Consumer Bankers Blast Reagan Plan to Cut Student Aid

Magazine article American Banker

Consumer Bankers Blast Reagan Plan to Cut Student Aid

Article excerpt

PHILADELPHIA -- The Consumer Bankers Association has strongly criticized the Reagan administration's proposal to trim the guaranteed student loan program.

The association recommended instead its own four-point package to reduce the program's costs to the federal government without dramatically cutting the aid.

The plan is the group's first statement on student aid.
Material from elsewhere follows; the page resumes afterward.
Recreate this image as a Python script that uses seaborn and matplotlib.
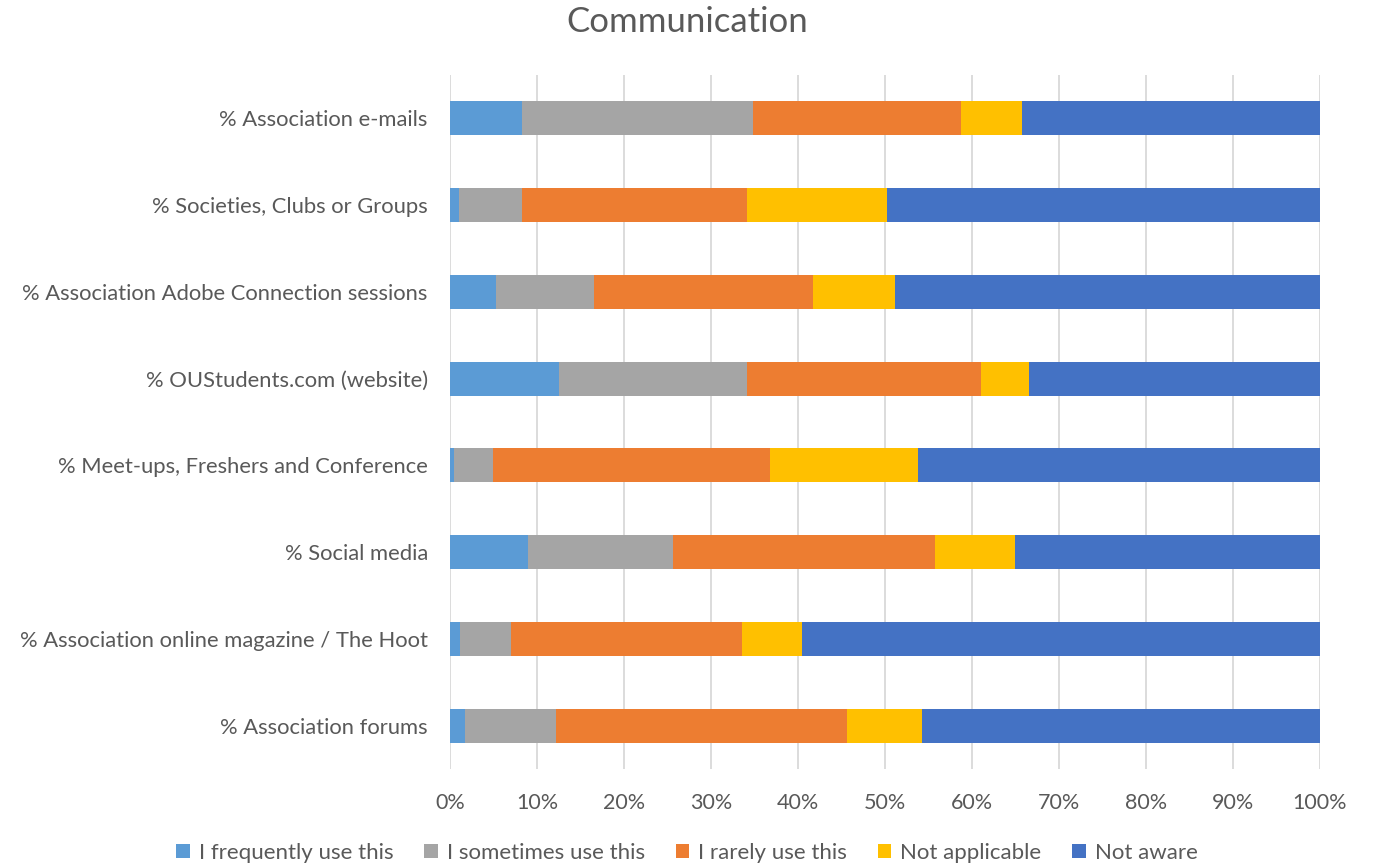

It was adopted by the association's student lending committee at a two-day student loan workshop here, sponsored by the organization.

The guaranteed student loan program "will virtually cease to exist," the committee said, if the administration's proposal goes through.

"Don't kill the program before we have a chance to fix it," John M Tully, a member of the committee and a vice president of Bank of America, said in an interview.

While the association's package won't work "overnight," the committee said, "It promises a sustained viability for federal postsecondary education programs, provided that those progams are not gutted in the interim by measures aimed at short-term budgetary goals."

Association members -- banks and thrifts -- account for more than 80% of the total student guaranteed loans outstanding, amounting to about $35 billion.

The administration proposals call for cutting $2.3 billion from all financial aid programs by eliminating guaranteed student loans to students whose families' gross income tops $32,500; by chopping grants, work-study jobs, and other forms of assistance to those with gross incomes over $25,000, and putting a $4,000 lid on total federal aid to any student. …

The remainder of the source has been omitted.